Write out each line that follows exactly as it stands, without the pictures.

Data excerpt:
******************************
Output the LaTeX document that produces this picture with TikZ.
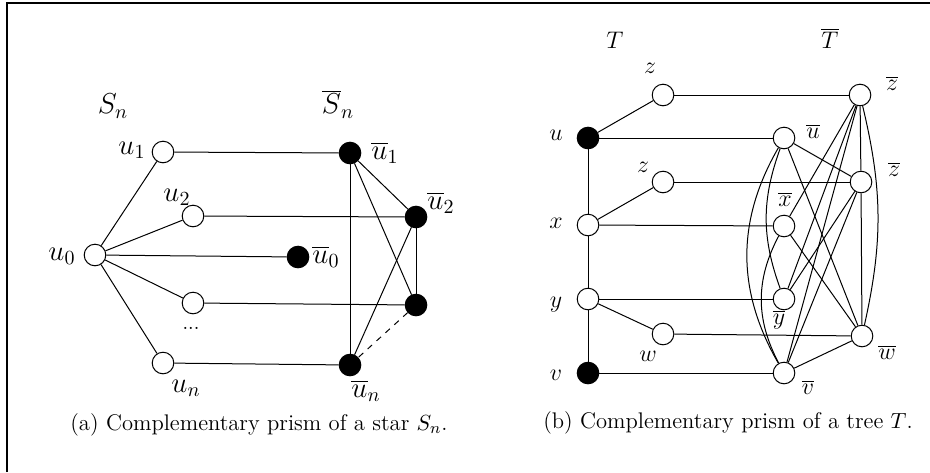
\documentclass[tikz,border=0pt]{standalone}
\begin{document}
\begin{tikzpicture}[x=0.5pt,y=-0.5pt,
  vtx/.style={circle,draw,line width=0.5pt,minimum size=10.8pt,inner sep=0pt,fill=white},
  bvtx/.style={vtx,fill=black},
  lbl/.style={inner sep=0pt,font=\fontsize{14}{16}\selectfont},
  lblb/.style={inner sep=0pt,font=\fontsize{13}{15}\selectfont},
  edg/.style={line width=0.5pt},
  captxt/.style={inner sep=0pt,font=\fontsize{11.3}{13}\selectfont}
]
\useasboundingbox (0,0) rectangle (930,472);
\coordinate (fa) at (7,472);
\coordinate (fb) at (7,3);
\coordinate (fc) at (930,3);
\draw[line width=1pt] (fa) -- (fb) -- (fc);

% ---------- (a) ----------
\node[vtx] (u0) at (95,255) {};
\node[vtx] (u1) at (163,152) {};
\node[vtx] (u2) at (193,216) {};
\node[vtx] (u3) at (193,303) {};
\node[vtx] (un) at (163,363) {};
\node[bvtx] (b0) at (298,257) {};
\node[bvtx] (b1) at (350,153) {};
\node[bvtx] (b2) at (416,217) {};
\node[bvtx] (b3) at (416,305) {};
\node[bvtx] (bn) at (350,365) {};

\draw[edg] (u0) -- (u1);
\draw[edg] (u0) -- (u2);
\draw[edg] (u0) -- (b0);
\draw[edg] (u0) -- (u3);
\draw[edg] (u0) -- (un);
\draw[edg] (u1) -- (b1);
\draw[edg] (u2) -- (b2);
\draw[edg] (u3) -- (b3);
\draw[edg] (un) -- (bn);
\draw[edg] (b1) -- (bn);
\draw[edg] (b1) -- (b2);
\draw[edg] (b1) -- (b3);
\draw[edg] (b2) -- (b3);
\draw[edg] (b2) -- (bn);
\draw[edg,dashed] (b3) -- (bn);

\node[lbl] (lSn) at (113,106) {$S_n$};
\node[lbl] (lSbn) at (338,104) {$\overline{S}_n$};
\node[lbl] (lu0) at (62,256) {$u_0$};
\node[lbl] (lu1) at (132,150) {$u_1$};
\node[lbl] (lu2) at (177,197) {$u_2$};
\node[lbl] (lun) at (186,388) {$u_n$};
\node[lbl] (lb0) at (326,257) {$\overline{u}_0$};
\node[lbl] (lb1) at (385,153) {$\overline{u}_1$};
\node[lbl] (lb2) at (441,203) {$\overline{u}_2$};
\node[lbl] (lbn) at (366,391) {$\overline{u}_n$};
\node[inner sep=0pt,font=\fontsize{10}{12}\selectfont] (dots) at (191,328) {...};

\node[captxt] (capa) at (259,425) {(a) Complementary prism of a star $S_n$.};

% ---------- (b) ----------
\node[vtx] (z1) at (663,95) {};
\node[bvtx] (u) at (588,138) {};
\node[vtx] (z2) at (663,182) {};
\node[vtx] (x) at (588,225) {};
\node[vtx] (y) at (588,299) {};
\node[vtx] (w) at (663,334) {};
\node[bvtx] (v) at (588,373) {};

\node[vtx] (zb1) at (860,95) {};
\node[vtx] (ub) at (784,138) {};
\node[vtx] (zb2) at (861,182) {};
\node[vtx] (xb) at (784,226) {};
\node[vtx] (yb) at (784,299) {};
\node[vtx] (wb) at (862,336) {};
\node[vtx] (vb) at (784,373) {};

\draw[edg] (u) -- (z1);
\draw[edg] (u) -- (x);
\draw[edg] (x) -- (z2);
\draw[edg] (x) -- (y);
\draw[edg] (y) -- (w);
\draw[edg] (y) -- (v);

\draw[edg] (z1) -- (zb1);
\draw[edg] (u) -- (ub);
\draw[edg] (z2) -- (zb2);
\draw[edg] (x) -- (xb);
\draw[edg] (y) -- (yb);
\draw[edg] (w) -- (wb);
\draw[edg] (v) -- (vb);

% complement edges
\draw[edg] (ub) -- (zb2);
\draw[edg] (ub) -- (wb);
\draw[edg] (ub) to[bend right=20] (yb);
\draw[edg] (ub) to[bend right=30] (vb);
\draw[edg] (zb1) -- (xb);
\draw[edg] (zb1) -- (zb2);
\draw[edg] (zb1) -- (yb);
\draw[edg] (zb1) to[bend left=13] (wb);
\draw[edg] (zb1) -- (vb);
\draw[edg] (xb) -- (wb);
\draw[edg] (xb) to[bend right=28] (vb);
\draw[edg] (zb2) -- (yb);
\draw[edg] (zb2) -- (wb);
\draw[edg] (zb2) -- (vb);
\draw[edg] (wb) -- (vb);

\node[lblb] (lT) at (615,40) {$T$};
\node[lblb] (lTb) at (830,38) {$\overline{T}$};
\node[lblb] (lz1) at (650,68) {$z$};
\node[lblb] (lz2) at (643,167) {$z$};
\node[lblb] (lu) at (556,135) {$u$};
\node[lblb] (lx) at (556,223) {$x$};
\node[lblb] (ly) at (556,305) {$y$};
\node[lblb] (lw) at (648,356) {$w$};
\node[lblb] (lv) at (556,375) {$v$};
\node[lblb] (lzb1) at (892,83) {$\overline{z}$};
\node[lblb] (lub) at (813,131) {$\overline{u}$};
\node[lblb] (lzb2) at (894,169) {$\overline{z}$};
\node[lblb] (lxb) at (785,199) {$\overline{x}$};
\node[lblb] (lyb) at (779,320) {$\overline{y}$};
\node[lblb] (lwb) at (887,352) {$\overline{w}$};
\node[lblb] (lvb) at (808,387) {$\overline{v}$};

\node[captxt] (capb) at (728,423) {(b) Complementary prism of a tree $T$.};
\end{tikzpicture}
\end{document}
******************************
Written response:
Output the LaTeX document that produces this picture with TikZ.
\documentclass[tikz,border=0pt]{standalone}
\begin{document}
\begin{tikzpicture}[x=0.5pt,y=-0.5pt,
  vtx/.style={circle,draw,line width=0.5pt,minimum size=10.8pt,inner sep=0pt,fill=white},
  bvtx/.style={vtx,fill=black},
  lbl/.style={inner sep=0pt,font=\fontsize{14}{16}\selectfont},
  lblb/.style={inner sep=0pt,font=\fontsize{13}{15}\selectfont},
  edg/.style={line width=0.5pt},
  captxt/.style={inner sep=0pt,font=\fontsize{11.3}{13}\selectfont}
]
\useasboundingbox (0,0) rectangle (930,472);
\coordinate (fa) at (7,472);
\coordinate (fb) at (7,3);
\coordinate (fc) at (930,3);
\draw[line width=1pt] (fa) -- (fb) -- (fc);

% ---------- (a) ----------
\node[vtx] (u0) at (95,255) {};
\node[vtx] (u1) at (163,152) {};
\node[vtx] (u2) at (193,216) {};
\node[vtx] (u3) at (193,303) {};
\node[vtx] (un) at (163,363) {};
\node[bvtx] (b0) at (298,257) {};
\node[bvtx] (b1) at (350,153) {};
\node[bvtx] (b2) at (416,217) {};
\node[bvtx] (b3) at (416,305) {};
\node[bvtx] (bn) at (350,365) {};

\draw[edg] (u0) -- (u1);
\draw[edg] (u0) -- (u2);
\draw[edg] (u0) -- (b0);
\draw[edg] (u0) -- (u3);
\draw[edg] (u0) -- (un);
\draw[edg] (u1) -- (b1);
\draw[edg] (u2) -- (b2);
\draw[edg] (u3) -- (b3);
\draw[edg] (un) -- (bn);
\draw[edg] (b1) -- (bn);
\draw[edg] (b1) -- (b2);
\draw[edg] (b1) -- (b3);
\draw[edg] (b2) -- (b3);
\draw[edg] (b2) -- (bn);
\draw[edg,dashed] (b3) -- (bn);

\node[lbl] (lSn) at (113,106) {$S_n$};
\node[lbl] (lSbn) at (338,104) {$\overline{S}_n$};
\node[lbl] (lu0) at (62,256) {$u_0$};
\node[lbl] (lu1) at (132,150) {$u_1$};
\node[lbl] (lu2) at (177,197) {$u_2$};
\node[lbl] (lun) at (186,388) {$u_n$};
\node[lbl] (lb0) at (326,257) {$\overline{u}_0$};
\node[lbl] (lb1) at (385,153) {$\overline{u}_1$};
\node[lbl] (lb2) at (441,203) {$\overline{u}_2$};
\node[lbl] (lbn) at (366,391) {$\overline{u}_n$};
\node[inner sep=0pt,font=\fontsize{10}{12}\selectfont] (dots) at (191,328) {...};

\node[captxt] (capa) at (259,425) {(a) Complementary prism of a star $S_n$.};

% ---------- (b) ----------
\node[vtx] (z1) at (663,95) {};
\node[bvtx] (u) at (588,138) {};
\node[vtx] (z2) at (663,182) {};
\node[vtx] (x) at (588,225) {};
\node[vtx] (y) at (588,299) {};
\node[vtx] (w) at (663,334) {};
\node[bvtx] (v) at (588,373) {};

\node[vtx] (zb1) at (860,95) {};
\node[vtx] (ub) at (784,138) {};
\node[vtx] (zb2) at (861,182) {};
\node[vtx] (xb) at (784,226) {};
\node[vtx] (yb) at (784,299) {};
\node[vtx] (wb) at (862,336) {};
\node[vtx] (vb) at (784,373) {};

\draw[edg] (u) -- (z1);
\draw[edg] (u) -- (x);
\draw[edg] (x) -- (z2);
\draw[edg] (x) -- (y);
\draw[edg] (y) -- (w);
\draw[edg] (y) -- (v);

\draw[edg] (z1) -- (zb1);
\draw[edg] (u) -- (ub);
\draw[edg] (z2) -- (zb2);
\draw[edg] (x) -- (xb);
\draw[edg] (y) -- (yb);
\draw[edg] (w) -- (wb);
\draw[edg] (v) -- (vb);

% complement edges
\draw[edg] (ub) -- (zb2);
\draw[edg] (ub) -- (wb);
\draw[edg] (ub) to[bend right=20] (yb);
\draw[edg] (ub) to[bend right=30] (vb);
\draw[edg] (zb1) -- (xb);
\draw[edg] (zb1) -- (zb2);
\draw[edg] (zb1) -- (yb);
\draw[edg] (zb1) to[bend left=13] (wb);
\draw[edg] (zb1) -- (vb);
\draw[edg] (xb) -- (wb);
\draw[edg] (xb) to[bend right=28] (vb);
\draw[edg] (zb2) -- (yb);
\draw[edg] (zb2) -- (wb);
\draw[edg] (zb2) -- (vb);
\draw[edg] (wb) -- (vb);

\node[lblb] (lT) at (615,40) {$T$};
\node[lblb] (lTb) at (830,38) {$\overline{T}$};
\node[lblb] (lz1) at (650,68) {$z$};
\node[lblb] (lz2) at (643,167) {$z$};
\node[lblb] (lu) at (556,135) {$u$};
\node[lblb] (lx) at (556,223) {$x$};
\node[lblb] (ly) at (556,305) {$y$};
\node[lblb] (lw) at (648,356) {$w$};
\node[lblb] (lv) at (556,375) {$v$};
\node[lblb] (lzb1) at (892,83) {$\overline{z}$};
\node[lblb] (lub) at (813,131) {$\overline{u}$};
\node[lblb] (lzb2) at (894,169) {$\overline{z}$};
\node[lblb] (lxb) at (785,199) {$\overline{x}$};
\node[lblb] (lyb) at (779,320) {$\overline{y}$};
\node[lblb] (lwb) at (887,352) {$\overline{w}$};
\node[lblb] (lvb) at (808,387) {$\overline{v}$};

\node[captxt] (capb) at (728,423) {(b) Complementary prism of a tree $T$.};
\end{tikzpicture}
\end{document}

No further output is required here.